This installation art in the church garden is called On the 8th Day, was inspired by Carol Marples of Soul Mark Trust pieces for COP26 – 7 DAYS, link below. My thanks to Carol for agreeing to my rather cheeky title suggestion.
Carols art work tells the story of creation with one panel for each day. Jesus in his resurrection made all creation new, gave new life to all that was, and so On the 8th Day was born.
The grave wrapping now redundant can blow freely in the wind, across 8 of them in gold are the letters to spell ALLELUIA. The work will remain in the garden until 26th of May, if you are in the area please feel free to come into our garden and explore around and through it. Remember the freedom of childhood and running through the sheets drying on the washing line, come feel that freedom again.
On Lent 5 the Gospel reading was of Jesus revisiting the home of Lazarus, newly called out from death’s tomb, Martha and Mary.

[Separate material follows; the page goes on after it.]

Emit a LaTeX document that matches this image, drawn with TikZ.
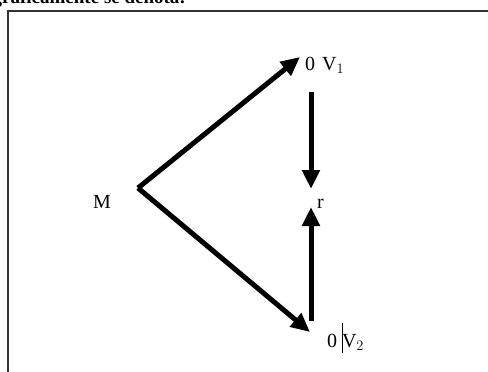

While on this occasion we don’t know what Martha was up to. (Was she busy making the dinner again, or was this the occasion when she made the dinner that other Gospel writers tell us off and were too embarrassed to tell of Mary’s antics?) Regardless of that speculation, John tells us that Mary, not of Magdala but of Bethany, knelt at Jesus feet, and lavishly poured expensive perfume on his feet. Then she wiped it with her hair. *S* made a small piece of installation art of Mary’s hair, to remind us all of Mary’s love after which it was placed on the altar rail as a reminder that, whoever we are, we come to Jesus as we are, with love in our hearts.
Currently in Church, until Lent, there is an art installation called Breath you can see it during any of the times the church is open for services, or by request at another time.
Echoing the rays from the dove in the East Window this installation is a commentary on preaching and the breath of Holy Spirit working through it. The strings that stretch out and over the congregation are in yellow, orange and red colours often used for the Holy Spirit.
Let the words of my mouth and the meditation of my heart be acceptable to you, Yahew, my rock and my redeemer.
The process of sermon construction involves distilling lots of information. The readings, illustrative stories, history, background, scene setting, biographies, current news, etc. We can not do that distillation without the guidance of the Holy Spirit.
We come with our human cacophony of ideas and understanding, and the Holy Spirit distils and hones them into God’s message for those gathered.
Most preachers can tell stories about the times they thought a sermon was totally awful, yet someone spoke with them after saying something akin to. This week has been bad, I wasn’t going to come to church but I am so glad I did, that sermon was just what I needed to hear. The Holy Spirit works through sermon preparation and also the words people hear.